Nasa developed interest in ISRO after the Indian space agency launched the country's first indigenous radar imaging satellite (Risat-1). The satellite was designed to take images of the earth's surface during day and night under all weather conditions.
After two years of negotiations, the US and India signed a formal agreement for NISAR during Prime Minister Narendra Modi's visit to the US in 2014 when he met the US President Barack Obama. At present, ISRO's Ahmedabad-based Space Application Centre (SAC) is conducting flight tests of the "mini version" of the radar satellite over the city skies.
The collaboration is ironic especially after the US under President George Bush in 1992 imposed sanctions on ISRO and even prevented Russia from sharing cryogenic engine technology with India fearing that the country could use it to build long-range missiles.

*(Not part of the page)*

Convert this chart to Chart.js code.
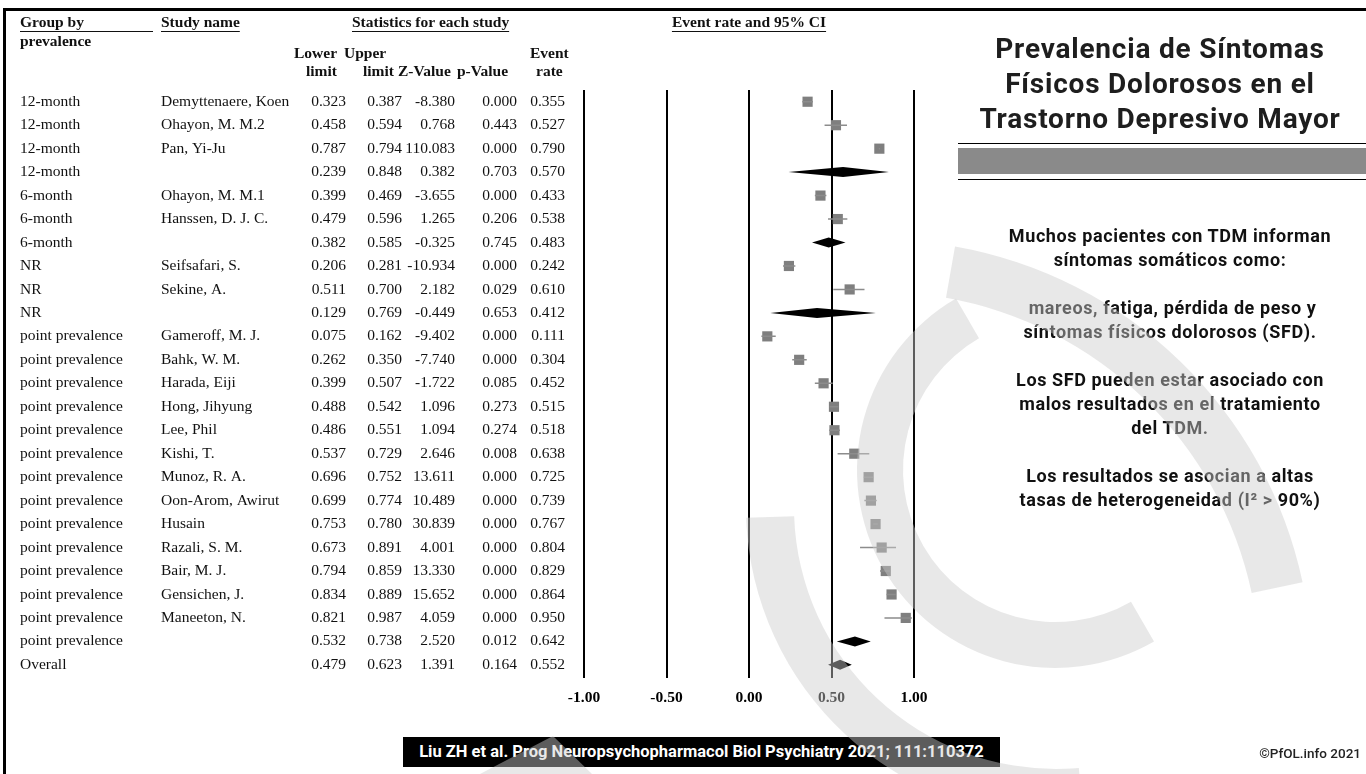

"Those were different times. US feared India could use Russia's cryogenic engine technology for developing long-range missiles. But things have changed now with the US and India collaborating in multiple spheres. The biggest example of this cooperation is the civil nuclear cooperation deal between the two countries which ended India's apartheid in the nuclear industry. ISRO's technological prowess and achievement is a major catalyst for everyone to collaborate with India," Dr Rajeswari Pillai Rajagopalan, Senior Fellow and Head of the Nuclear and Space Policy Initiative, at the New Delhi-based Observer Research Foundation (ORF), told Sputnik.